Gaissert, N., Wallraven, C., & Bülthoff, H. (2008). Analyzing haptic and visual object categorization of parametrically-defined shapes. Poster presented at 9th Conference of the Junior Neuroscientists of Tübingen (NeNa 2008), Ellwangen, Germany.


Cite as: http://hdl.handle.net/11858/00-001M-0000-0013-C6D3-E
Abstract
To investigate multi-sensory, perceptual representations of three-dimensional object spaces, we generated complex, shell-shaped objects by altering three parameters defining shell shape. For haptic experiments, 3D-printed plastic models were freely explored by blindfolded participants with both hands. For visual experiments, we used 2D images of these objects. Previously, we reported results of a similarity rating task in which we split the three-dimensional object space into three orthogonal planes.
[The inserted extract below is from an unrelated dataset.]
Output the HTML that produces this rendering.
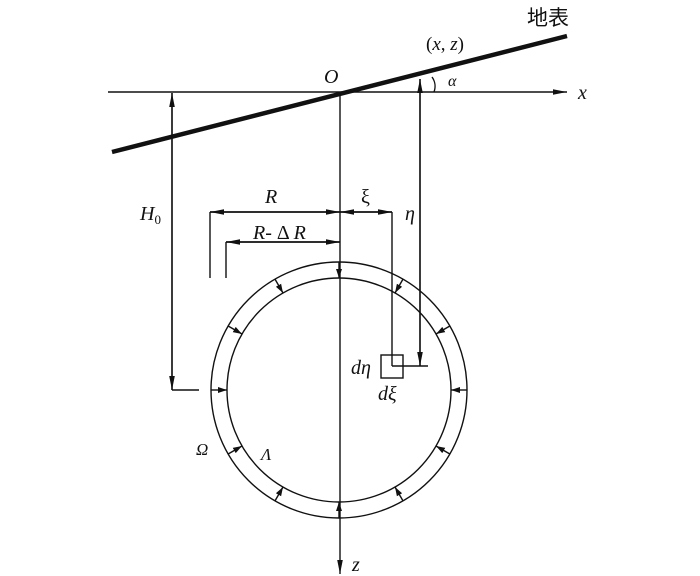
<!DOCTYPE html>
<html><head><meta charset="utf-8"><style>
html,body{margin:0;padding:0;background:#fff;}
svg{display:block}
text{font-family:"Liberation Serif","Noto Serif CJK SC",serif;fill:#111}
</style></head><body>
<svg width="700" height="576" viewBox="0 0 700 576" xmlns="http://www.w3.org/2000/svg">
<defs>
<marker id="a" markerWidth="14" markerHeight="8" refX="14" refY="4" orient="auto" markerUnits="userSpaceOnUse">
<path d="M0,1.2 L14,4 L0,6.8 z" fill="#111"/></marker>
<marker id="s" markerWidth="9" markerHeight="7" refX="9" refY="3.5" orient="auto" markerUnits="userSpaceOnUse">
<path d="M0,0.5 L9,3.5 L0,6.5 z" fill="#111"/></marker>
</defs>
<g stroke="#111" fill="none" stroke-width="1.4">
<line x1="112" y1="152" x2="567" y2="36" stroke-width="4.5"/>
<line x1="108" y1="92" x2="567" y2="92" marker-end="url(#a)"/>
<line x1="340" y1="92" x2="340" y2="574" marker-end="url(#a)"/>
<circle cx="339" cy="390" r="128"/>
<circle cx="339" cy="390" r="112"/>
<line x1="172" y1="390" x2="172" y2="93" marker-end="url(#a)"/>
<line x1="172" y1="93" x2="172" y2="390" marker-end="url(#a)"/>
<line x1="172" y1="390" x2="199" y2="390"/>
<line x1="210" y1="212" x2="340" y2="212" marker-end="url(#a)"/>
<line x1="340" y1="212" x2="210" y2="212" marker-end="url(#a)"/>
<line x1="210" y1="212" x2="210" y2="278"/>
<line x1="226" y1="242" x2="340" y2="242" marker-end="url(#a)"/>
<line x1="340" y1="242" x2="226" y2="242" marker-end="url(#a)"/>
<line x1="226" y1="242" x2="226" y2="278"/>
<line x1="340" y1="212" x2="392" y2="212" marker-end="url(#a)"/>
<line x1="392" y1="212" x2="340" y2="212" marker-end="url(#a)"/>
<line x1="392" y1="212" x2="392" y2="366"/>
<line x1="392" y1="366" x2="428" y2="366"/>
<rect x="381" y="355" width="22" height="23"/>
<line x1="420" y1="366" x2="420" y2="79" marker-end="url(#a)"/>
<line x1="420" y1="79" x2="420" y2="366" marker-end="url(#a)"/>
<path d="M432,77 A16,16 0 0 1 434,92"/>
<g id="ar">
<line x1="339" y1="262" x2="339" y2="278" marker-end="url(#s)"/>
</g>
<use href="#ar" transform="rotate(30 339 390)"/>
<use href="#ar" transform="rotate(60 339 390)"/>
<use href="#ar" transform="rotate(90 339 390)"/>
<use href="#ar" transform="rotate(120 339 390)"/>
<use href="#ar" transform="rotate(150 339 390)"/>
<use href="#ar" transform="rotate(180 339 390)"/>
<use href="#ar" transform="rotate(210 339 390)"/>
<use href="#ar" transform="rotate(240 339 390)"/>
<use href="#ar" transform="rotate(270 339 390)"/>
<use href="#ar" transform="rotate(300 339 390)"/>
<use href="#ar" transform="rotate(330 339 390)"/>
</g>
<g font-style="italic" font-size="20">
<text x="324" y="83">O</text>
<text x="578" y="99">x</text>
<text x="448" y="86" font-size="16">α</text>
<text x="426" y="50" font-style="normal" font-size="19">(<tspan font-style="italic">x</tspan>, <tspan font-style="italic">z</tspan>)</text>
<text x="140" y="220">H<tspan font-size="13" font-style="normal" dy="4">0</tspan></text>
<text x="265" y="203">R</text>
<text x="361" y="203" font-style="normal">ξ</text>
<text x="405" y="220">η</text>
<text x="253" y="239">R<tspan font-style="normal">- Δ </tspan>R</text>
<text x="351" y="374">dη</text>
<text x="378" y="400">dξ</text>
<text x="196" y="455" font-size="17">Ω</text>
<text x="261" y="460" font-size="17">Λ</text>
<text x="352" y="571">z</text>
</g>
<text x="527" y="25" font-size="21" style="font-family:'Noto Sans CJK SC',sans-serif">地表</text>
</svg>
</body></html>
Multidimensional scaling (MDS) of the pair-wise similarity ratings showed that participants reproduced the three planes almost exactly both visually and haptically. Here, we report results of a categorization task in which all objects were presented simultaneously either visually or haptically to ten participants who then categorized the objects in as many groups as they liked to. MDS analyses revealed a three-dimensional perceptual space underlying both visual and haptic data. Interestingly, the three dimensions corresponded to the parameters of shell shape with a different weighting of the dimensions in the visual and the haptic condition. Our results show that humans are able to reproduce the underlying parameters of a complex, three-dimensional object space in a similarity and categorization task using either visual or haptic modalities surprisingly well.